Nevertheless, the States challenged this expansion under the state sovereignty granted by the 10th Amendment. They claim that they really have no choice but to participate in Medicaid, and that, therefore, Congress is forcing them to pay their share of the costs of this expansion. The Government says the States are not being forced to participate in Medicaid; they choose to do so. While everybody expects every state to continue to participate in Medicaid, that's not coercion; it's still a choice. I confess, I have a hard time seeing the weight of the States' position on this issue; Congress has expanded and elaborated Medicaid so many times without challenge, and this time is no different.
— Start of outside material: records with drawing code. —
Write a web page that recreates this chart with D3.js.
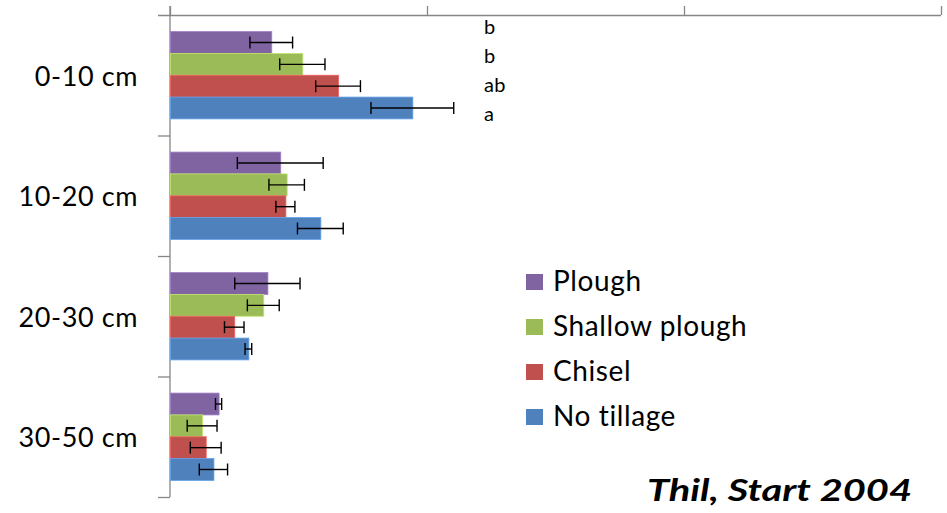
<!DOCTYPE html>
<html>
<head>
<meta charset="utf-8">
<script src="https://cdn.jsdelivr.net/npm/d3@7/dist/d3.min.js"></script>
<style>
  html, body { margin: 0; padding: 0; background: #fff; }
  svg { display: block; }
  text { font-family: Lato, "Noto Sans", sans-serif; }
</style>
</head>
<body>
<svg id="chart" width="947" height="513"></svg>
<script>
// Soil depth layers (top to bottom)
const depths = ["0-10 cm", "10-20 cm", "20-30 cm", "30-50 cm"];
// Tillage treatments, drawn top to bottom within each layer
const treatments = ["Plough", "Shallow plough", "Chisel", "No tillage"];
const colors = ["#8064A2", "#9BBB59", "#C0504D", "#4F81BD"];

// Mean values per treatment, one entry per depth layer
const plough        = [39.4, 42.9, 37.9, 18.9];
const shallowPlough = [51.5, 45.4, 36.3, 12.5];
const chisel        = [65.4, 44.9, 25.0, 13.9];
const noTillage     = [94.3, 58.5, 30.5, 16.9];

// Error bar half-widths per treatment
const ploughErr        = [8.3, 16.7, 12.7, 1.2];
const shallowPloughErr = [8.8, 6.9, 6.2, 5.8];
const chiselErr        = [8.7, 3.7, 3.8, 6.0];
const noTillageErr     = [16.1, 8.9, 1.3, 5.5];

// Significance letters for the 0-10 cm layer
const letters = ["b", "b", "ab", "a"];
const xTicks = [0, 100, 200, 300];

const means = [plough, shallowPlough, chisel, noTillage];
const errs = [ploughErr, shallowPloughErr, chiselErr, noTillageErr];

const rows = [];
depths.forEach((d, i) => {
  treatments.forEach((t, j) => {
    rows.push({ depth: d, treatment: t, value: means[j][i], err: errs[j][i], color: colors[j] });
  });
});

const svg = d3.select("#chart");
const plotLeft = 170, plotRight = 941, plotTop = 15, plotBottom = 497;
const axisColor = "#868686";

const x = d3.scaleLinear().domain([0, 300]).range([plotLeft, plotRight]);
const y = d3.scaleBand().domain(depths).range([plotTop, plotBottom]);
const yInner = d3.scaleBand().domain(treatments).range([0, y.bandwidth()]).paddingOuter(0.76);

// Top value axis (no labels)
const xAxis = svg.append("g")
  .attr("transform", `translate(0,${plotTop})`)
  .call(d3.axisTop(x).tickValues(xTicks).tickFormat("").tickSize(9).tickSizeOuter(0));
xAxis.select(".domain").remove();
xAxis.selectAll(".tick line").attr("stroke", axisColor).attr("stroke-width", 1.3);
svg.append("line")
  .attr("x1", plotLeft - 12).attr("x2", plotRight)
  .attr("y1", plotTop + 0.5).attr("y2", plotTop + 0.5)
  .attr("stroke", axisColor).attr("stroke-width", 1.3);

// Left category axis with ticks on band boundaries
svg.append("line")
  .attr("x1", plotLeft).attr("x2", plotLeft)
  .attr("y1", plotTop - 9).attr("y2", plotBottom)
  .attr("stroke", axisColor).attr("stroke-width", 1.3);
const bounds = depths.map(d => y(d)).concat([plotBottom]).slice(1);
svg.selectAll(".ytick").data(bounds).join("line")
  .attr("class", "ytick")
  .attr("x1", plotLeft - 12).attr("x2", plotLeft)
  .attr("y1", d => d + 0.5).attr("y2", d => d + 0.5)
  .attr("stroke", axisColor).attr("stroke-width", 1.3);

// Category labels
svg.selectAll(".ylab").data(depths).join("text")
  .attr("class", "ylab")
  .attr("x", 138)
  .attr("y", d => y(d) + y.bandwidth() / 2 + 3.5)
  .attr("text-anchor", "end")
  .attr("dominant-baseline", "middle")
  .attr("font-size", 27)
  .attr("letter-spacing", 0.6)
  .attr("fill", "#000")
  .text(d => d);

// Bars
svg.selectAll(".bar").data(rows).join("rect")
  .attr("class", "bar")
  .attr("x", x(0) + 0.5)
  .attr("y", d => y(d.depth) + yInner(d.treatment))
  .attr("width", d => x(d.value) - x(0))
  .attr("height", yInner.bandwidth())
  .attr("fill", d => d.color)
  .attr("stroke", d => d3.color(d.color).brighter(0.6))
  .attr("stroke-width", 0.8);

// Error bars
const eb = svg.selectAll(".err").data(rows).join("g").attr("class", "err")
  .attr("stroke", "#000").attr("stroke-width", 1.4);
const cy = d => y(d.depth) + yInner(d.treatment) + yInner.bandwidth() / 2;
eb.append("line")
  .attr("x1", d => x(d.value - d.err)).attr("x2", d => x(d.value + d.err))
  .attr("y1", cy).attr("y2", cy);
eb.append("line")
  .attr("x1", d => x(d.value - d.err)).attr("x2", d => x(d.value - d.err))
  .attr("y1", d => cy(d) - 6).attr("y2", d => cy(d) + 6);
eb.append("line")
  .attr("x1", d => x(d.value + d.err)).attr("x2", d => x(d.value + d.err))
  .attr("y1", d => cy(d) - 6).attr("y2", d => cy(d) + 6);

// Significance letters
svg.selectAll(".letter").data(letters).join("text")
  .attr("class", "letter")
  .attr("x", 484)
  .attr("y", (d, i) => 28.5 + i * 29)
  .attr("dominant-baseline", "middle")
  .attr("font-size", 20)
  .attr("letter-spacing", 0.4)
  .attr("fill", "#000")
  .text(d => d);

// Legend
const legend = svg.append("g").attr("transform", "translate(526,281)");
const li = legend.selectAll("g").data(treatments).join("g")
  .attr("transform", (d, i) => `translate(0,${i * 45})`);
li.append("rect")
  .attr("x", 0).attr("y", -7)
  .attr("width", 17).attr("height", 16)
  .attr("fill", (d, i) => colors[i]);
li.append("text")
  .attr("x", 27).attr("y", 2.5)
  .attr("dominant-baseline", "middle")
  .attr("font-size", 28)
  .attr("letter-spacing", 0.6)
  .attr("fill", "#000")
  .text(d => d);

// Source note
svg.append("text")
  .attr("x", 912).attr("y", 501)
  .attr("text-anchor", "end")
  .attr("font-family", "'Open Sans', 'Noto Sans', sans-serif")
  .attr("font-size", 30)
  .attr("font-weight", "bold")
  .attr("font-style", "italic")
  .attr("textLength", 265)
  .attr("lengthAdjust", "spacingAndGlyphs")
  .attr("fill", "#000")
  .text("Thil, Start 2004");
</script>
</body>
</html>
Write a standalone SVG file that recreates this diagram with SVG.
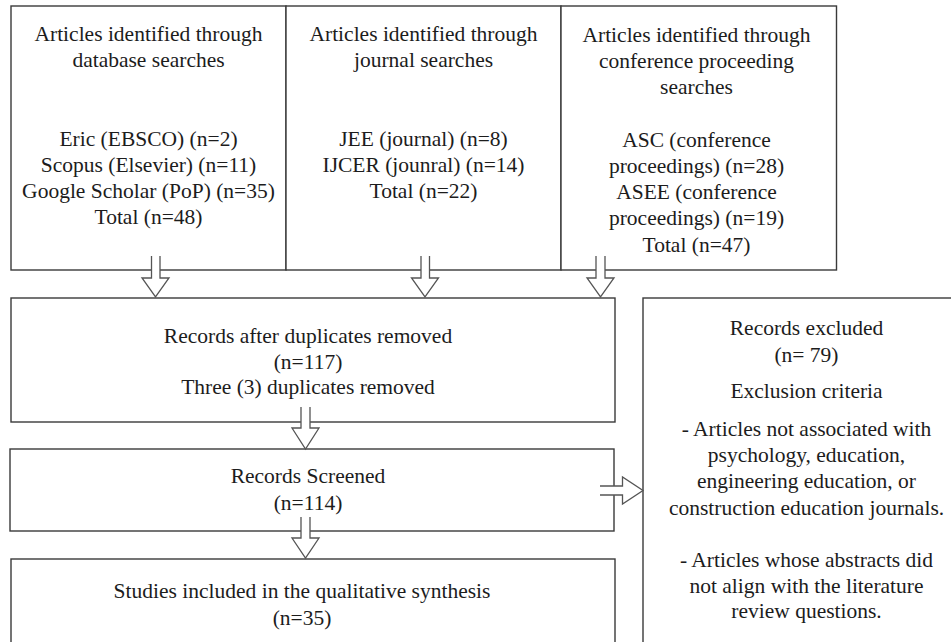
<svg xmlns="http://www.w3.org/2000/svg" width="951" height="642" viewBox="0 0 951 642">
<style>
.box{fill:#ffffff;stroke:#3a3a3a;stroke-width:1.4}
.t{font-family:"Liberation Serif","Times New Roman",serif;font-size:21.5px;fill:#1c1c1c;text-anchor:middle}
.arr{fill:#ffffff;stroke:#555555;stroke-width:1.3;stroke-linejoin:miter}
</style>
<rect width="951" height="642" fill="#ffffff"/>
<g id="db">
<rect class="box" x="11" y="6" width="275" height="264"/>
<text class="t" x="148.5" y="41">Articles identified through</text>
<text class="t" x="148.5" y="67">database searches</text>
<text class="t" x="148.5" y="146">Eric (EBSCO) (n=2)</text>
<text class="t" x="148.5" y="172">Scopus (Elsevier) (n=11)</text>
<text class="t" x="148.5" y="198">Google Scholar (PoP) (n=35)</text>
<text class="t" x="148.5" y="224">Total (n=48)</text>
</g>
<g id="journal">
<rect class="box" x="286" y="6" width="275" height="264"/>
<text class="t" x="423.5" y="41">Articles identified through</text>
<text class="t" x="423.5" y="67">journal searches</text>
<text class="t" x="423.5" y="146">JEE (journal) (n=8)</text>
<text class="t" x="423.5" y="172">IJCER (jounral) (n=14)</text>
<text class="t" x="423.5" y="198">Total (n=22)</text>
</g>
<g id="conf">
<rect class="box" x="561" y="6" width="275.5" height="264"/>
<text class="t" x="696.5" y="42">Articles identified through</text>
<text class="t" x="696.5" y="68">conference proceeding</text>
<text class="t" x="696.5" y="94">searches</text>
<text class="t" x="696.5" y="147">ASC (conference</text>
<text class="t" x="696.5" y="173">proceedings) (n=28)</text>
<text class="t" x="696.5" y="199">ASEE (conference</text>
<text class="t" x="696.5" y="225">proceedings) (n=19)</text>
<text class="t" x="696.5" y="252">Total (n=47)</text>
</g>
<g id="dedup">
<rect class="box" x="11" y="298" width="604" height="124"/>
<text class="t" x="308" y="343">Records after duplicates removed</text>
<text class="t" x="308" y="369">(n=117)</text>
<text class="t" x="308" y="394">Three (3) duplicates removed</text>
</g>
<g id="screened">
<rect class="box" x="10" y="449" width="604" height="82"/>
<text class="t" x="308" y="483">Records Screened</text>
<text class="t" x="308" y="510">(n=114)</text>
</g>
<g id="included">
<rect class="box" x="11" y="559" width="604" height="100"/>
<text class="t" x="302" y="598">Studies included in the qualitative synthesis</text>
<text class="t" x="302" y="625">(n=35)</text>
</g>
<g id="excluded">
<rect class="box" x="643" y="298" width="320" height="360"/>
<text class="t" x="806.5" y="335">Records excluded</text>
<text class="t" x="806.5" y="362">(n= 79)</text>
<text class="t" x="806.5" y="398">Exclusion criteria</text>
<text class="t" x="806.5" y="436">- Articles not associated with</text>
<text class="t" x="806.5" y="462">psychology, education,</text>
<text class="t" x="806.5" y="488">engineering education, or</text>
<text class="t" x="806.5" y="515">construction education journals.</text>
<text class="t" x="806.5" y="567">- Articles whose abstracts did</text>
<text class="t" x="806.5" y="593">not align with the literature</text>
<text class="t" x="806.5" y="618">review questions.</text>
</g>
<g id="connectors">
<path class="arr" d="M151.5,256 L151.5,278 L142,278 L155.5,297 L169,278 L160,278 L160,256"/>
<path class="arr" d="M421,256 L421,278 L411.5,278 L425,297 L438.5,278 L429.5,278 L429.5,256"/>
<path class="arr" d="M596,256 L596,278 L587,278 L600.5,297 L614,278 L605,278 L605,256"/>
<path class="arr" d="M301,407 L301,428 L292,428 L305.5,449 L319,428 L310,428 L310,407"/>
<path class="arr" d="M301,517 L301,538 L292,538 L305.5,558 L319,538 L310,538 L310,517"/>
<path class="arr" d="M600,486 L622.5,486 L622.5,477 L643,490.5 L622.5,504 L622.5,495 L600,495"/>
</g>
</svg>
Finally, there is the argument regarding severability. The question here arises only if the Court strikes down the individual mandate. There are very strong arguments that the individual mandate is very critical to the entire statutory scheme. As we argued in our amicus brief, in order to cover people with pre-existing conditions without premiums skyrocketing, there must be healthy people in the pool. (Indeed, in our brief, we argue that the individual mandate was "necessary and proper" to ensure coverage of people with pre-existing conditions.) There are states that have gone to "guaranteed issue" -- the elimination of pre-existing condition exclusions -- and in those states, premiums have increased dramatically because all of the sick people are in the pool, but many of the healthy ones are not. So there's a real question as to whether the system would work without the individual mandate. On the other hand, only one court that found that the individual mandate is unconstitutional also found that it was not severable, and that the entire law had to be struck down. It is unlikely that the Supreme Court would invalidate the entire statute, but anything's possible.

Of course, at the heart of all of this is a question about the role of the federal government in the lives of Americans. Does government have a responsibility to care for our most vulnerable, including the sick and uninsured; or should government stay out of our lives and hope that private charities care for the needy? In light of the fact that there are 50 million people in the United States who are uninsured, and the fact that private charity has not been able to meet their needs or even come close to it, I come out on the side of believing that government has a role in caring for those who need help. In my view, it's no different from Social Security, Medicare, Medicaid, and so on -- all of which were challenged when they first were initiated. But then again, there are those who think those entitlements are wrong, too.

The health reform law already has done a lot of good. over 1 million people up to age 26 were allowed to enroll in their parents' plan because of this law. Children under age 19 have gotten insurance despite pre-existing conditions. Seniors have gotten help with prescription drug costs. About 50,000 people have enrolled in the Pre-existing Condition Insurance Plan (PCIP).

And I believe that coverage of pre-existing conditions would be the most important civil rights advance for people with chronic illnesses -- ever. Sure, the Americans with Disabilities Act helps some, as does the Family and Medical Leave Act. But you can't get coverage under the FMLA until you've been working somewhere for a full year. And under the ADA, if you're unable to perform the essential functions of your job -- including not being absent from work, even if due to illness -- the law doesn't protect you. But what would protect you is to know that you can always buy insurance, change insurance, and not be penalized by your insurer due to having a pre-existing condition. More of us could stay employed and healthy. Fewer of us would end up on disability. We would be equal, really, for the first time. For me, this is the most important part of the health reform law. Every one of us could get insurance, regardless of pre-existing conditions. I can't think of anything that would be more meaningful to people with chronic illnesses than to be treated like everyone else when we are sick.

We'll find out in late June how the nine Justices of the Supreme Court feel.